___ Information shown ___
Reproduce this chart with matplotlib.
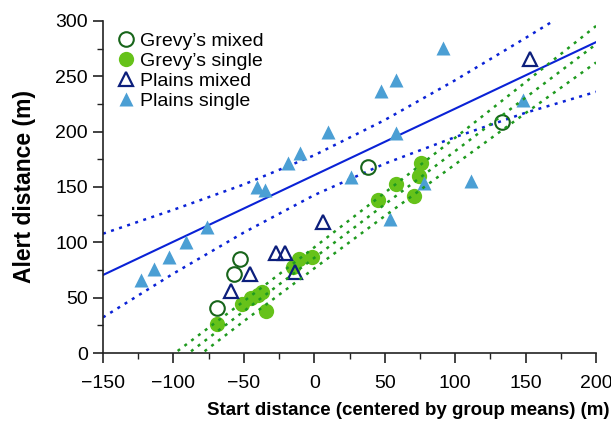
import numpy as np
import matplotlib
matplotlib.use("Agg")
import matplotlib.pyplot as plt
from matplotlib.ticker import MultipleLocator

plt.rcParams['font.family'] = ['Liberation Sans', 'DejaVu Sans']

# data (x = centered start distance, y = alert distance)
grevy_mixed_x = [-69, -57, -53, 38, 133]
grevy_mixed_y = [41, 71, 85, 168, 209]

grevy_single_x = [-69, -51, -45, -40, -37, -34, -15, -11, -2, 45, 58, 71, 74, 76]
grevy_single_y = [26, 44, 50, 52, 55, 38, 78, 85, 87, 138, 153, 142, 160, 172]

plains_mixed_x = [-59, -46, -27, -21, -14, 6, 153]
plains_mixed_y = [56, 71, 90, 90, 73, 118, 266]

plains_single_x = [-123, -114, -103, -91, -76, -41, -35, -19, -10, 10, 26,
                   47, 58, 58, 91, 78, 111, 148, 54]
plains_single_y = [66, 76, 87, 100, 114, 150, 147, 172, 181, 200, 159,
                   237, 247, 199, 276, 154, 155, 229, 121]

# fitted lines and confidence bands, read at these x positions
band_x = [-150, -100, -50, 0, 50, 100, 150, 200]
plains_fit = [70.5, 100.6, 130.6, 160.7, 190.8, 220.8, 250.9, 280.9]
plains_upper = [107.8, 129.4, 152.3, 178.7, 210.5, 246.5, 284.7, 323.7]
plains_lower = [32.2, 71.8, 108.9, 142.7, 171.1, 195.1, 217.1, 236.0]

grevy_fit = [-58.8, -10.5, 37.8, 86.0, 134.3, 182.5, 230.8, 279.0]
grevy_upper = [-49.0, -1.0, 46.8, 95.5, 144.8, 194.5, 244.8, 295.5]
grevy_lower = [-69.0, -20.0, 28.8, 76.5, 123.8, 170.5, 216.8, 262.5]

fig = plt.figure(figsize=(6.11, 4.28), dpi=100)
ax = fig.add_axes([0.1686, 0.1752, 0.807, 0.7758])

line_blue = '#0a22d6'
line_green = '#1f9a1f'

# regression lines
ax.plot(band_x, plains_fit, color=line_blue, lw=1.5, zorder=1)
ax.plot(band_x, plains_upper, color=line_blue, lw=1.8, ls=(0, (1.2, 2.2)), zorder=1)
ax.plot(band_x, plains_lower, color=line_blue, lw=1.8, ls=(0, (1.2, 2.2)), zorder=1)
for ys in (grevy_fit, grevy_upper, grevy_lower):
    ax.plot(band_x, ys, color=line_green, lw=1.8, ls=(0, (1.2, 2.2)), zorder=3)

# points
ax.plot(grevy_mixed_x, grevy_mixed_y, 'o', ms=10.5, mfc='none', mec='#17651a',
        mew=1.5, label="Grevy\u2019s mixed", zorder=2)
ax.plot(grevy_single_x, grevy_single_y, 'o', ms=11, mfc='#66c21a', mec='none',
        label="Grevy\u2019s single", zorder=2)
ax.plot(plains_mixed_x, plains_mixed_y, '^', ms=10.5, mfc='none', mec='#0c1f7c',
        mew=1.6, label="Plains mixed", zorder=2)
ax.plot(plains_single_x, plains_single_y, '^', ms=10.5, mfc='#4b9fd4', mec='none',
        label="Plains single", zorder=2)

ax.set_xlim(-150, 200)
ax.set_ylim(0, 300)
ax.xaxis.set_major_locator(MultipleLocator(50))
ax.xaxis.set_minor_locator(MultipleLocator(25))
ax.yaxis.set_major_locator(MultipleLocator(50))
ax.yaxis.set_minor_locator(MultipleLocator(25))

for side in ('top', 'right'):
    ax.spines[side].set_visible(False)
for side in ('left', 'bottom'):
    ax.spines[side].set_linewidth(1.2)
    ax.spines[side].set_color('#222222')

ax.tick_params(which='major', direction='out', length=7, width=1.2,
               labelsize=14, color='#222222')
ax.tick_params(axis='x', which='major', pad=9)
ax.tick_params(axis='y', which='major', pad=4)
ax.tick_params(which='minor', direction='out', length=4, width=1.0, color='#222222')

ax.set_xlabel('Start distance (centered by group means) (m)', fontsize=13.5,
              fontweight='bold')
ax.xaxis.set_label_coords(0.62, -0.148)
ax.set_ylabel('Alert distance (m)', fontsize=16.5, fontweight='bold', labelpad=14)

ax.legend(loc='upper left', frameon=False, fontsize=14, handletextpad=0.1,
          labelspacing=0.12, borderaxespad=0.2, handlelength=1.2,
          bbox_to_anchor=(0.0, 1.0))

fig.savefig('out.png', dpi=100)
___
# Job
Repeat the material above in full and exactly, apart from the pictures.

# Task answer
Reproduce this chart with matplotlib.
import numpy as np
import matplotlib
matplotlib.use("Agg")
import matplotlib.pyplot as plt
from matplotlib.ticker import MultipleLocator

plt.rcParams['font.family'] = ['Liberation Sans', 'DejaVu Sans']

# data (x = centered start distance, y = alert distance)
grevy_mixed_x = [-69, -57, -53, 38, 133]
grevy_mixed_y = [41, 71, 85, 168, 209]

grevy_single_x = [-69, -51, -45, -40, -37, -34, -15, -11, -2, 45, 58, 71, 74, 76]
grevy_single_y = [26, 44, 50, 52, 55, 38, 78, 85, 87, 138, 153, 142, 160, 172]

plains_mixed_x = [-59, -46, -27, -21, -14, 6, 153]
plains_mixed_y = [56, 71, 90, 90, 73, 118, 266]

plains_single_x = [-123, -114, -103, -91, -76, -41, -35, -19, -10, 10, 26,
                   47, 58, 58, 91, 78, 111, 148, 54]
plains_single_y = [66, 76, 87, 100, 114, 150, 147, 172, 181, 200, 159,
                   237, 247, 199, 276, 154, 155, 229, 121]

# fitted lines and confidence bands, read at these x positions
band_x = [-150, -100, -50, 0, 50, 100, 150, 200]
plains_fit = [70.5, 100.6, 130.6, 160.7, 190.8, 220.8, 250.9, 280.9]
plains_upper = [107.8, 129.4, 152.3, 178.7, 210.5, 246.5, 284.7, 323.7]
plains_lower = [32.2, 71.8, 108.9, 142.7, 171.1, 195.1, 217.1, 236.0]

grevy_fit = [-58.8, -10.5, 37.8, 86.0, 134.3, 182.5, 230.8, 279.0]
grevy_upper = [-49.0, -1.0, 46.8, 95.5, 144.8, 194.5, 244.8, 295.5]
grevy_lower = [-69.0, -20.0, 28.8, 76.5, 123.8, 170.5, 216.8, 262.5]

fig = plt.figure(figsize=(6.11, 4.28), dpi=100)
ax = fig.add_axes([0.1686, 0.1752, 0.807, 0.7758])

line_blue = '#0a22d6'
line_green = '#1f9a1f'

# regression lines
ax.plot(band_x, plains_fit, color=line_blue, lw=1.5, zorder=1)
ax.plot(band_x, plains_upper, color=line_blue, lw=1.8, ls=(0, (1.2, 2.2)), zorder=1)
ax.plot(band_x, plains_lower, color=line_blue, lw=1.8, ls=(0, (1.2, 2.2)), zorder=1)
for ys in (grevy_fit, grevy_upper, grevy_lower):
    ax.plot(band_x, ys, color=line_green, lw=1.8, ls=(0, (1.2, 2.2)), zorder=3)

# points
ax.plot(grevy_mixed_x, grevy_mixed_y, 'o', ms=10.5, mfc='none', mec='#17651a',
        mew=1.5, label="Grevy\u2019s mixed", zorder=2)
ax.plot(grevy_single_x, grevy_single_y, 'o', ms=11, mfc='#66c21a', mec='none',
        label="Grevy\u2019s single", zorder=2)
ax.plot(plains_mixed_x, plains_mixed_y, '^', ms=10.5, mfc='none', mec='#0c1f7c',
        mew=1.6, label="Plains mixed", zorder=2)
ax.plot(plains_single_x, plains_single_y, '^', ms=10.5, mfc='#4b9fd4', mec='none',
        label="Plains single", zorder=2)

ax.set_xlim(-150, 200)
ax.set_ylim(0, 300)
ax.xaxis.set_major_locator(MultipleLocator(50))
ax.xaxis.set_minor_locator(MultipleLocator(25))
ax.yaxis.set_major_locator(MultipleLocator(50))
ax.yaxis.set_minor_locator(MultipleLocator(25))

for side in ('top', 'right'):
    ax.spines[side].set_visible(False)
for side in ('left', 'bottom'):
    ax.spines[side].set_linewidth(1.2)
    ax.spines[side].set_color('#222222')

ax.tick_params(which='major', direction='out', length=7, width=1.2,
               labelsize=14, color='#222222')
ax.tick_params(axis='x', which='major', pad=9)
ax.tick_params(axis='y', which='major', pad=4)
ax.tick_params(which='minor', direction='out', length=4, width=1.0, color='#222222')

ax.set_xlabel('Start distance (centered by group means) (m)', fontsize=13.5,
              fontweight='bold')
ax.xaxis.set_label_coords(0.62, -0.148)
ax.set_ylabel('Alert distance (m)', fontsize=16.5, fontweight='bold', labelpad=14)

ax.legend(loc='upper left', frameon=False, fontsize=14, handletextpad=0.1,
          labelspacing=0.12, borderaxespad=0.2, handlelength=1.2,
          bbox_to_anchor=(0.0, 1.0))

fig.savefig('out.png', dpi=100)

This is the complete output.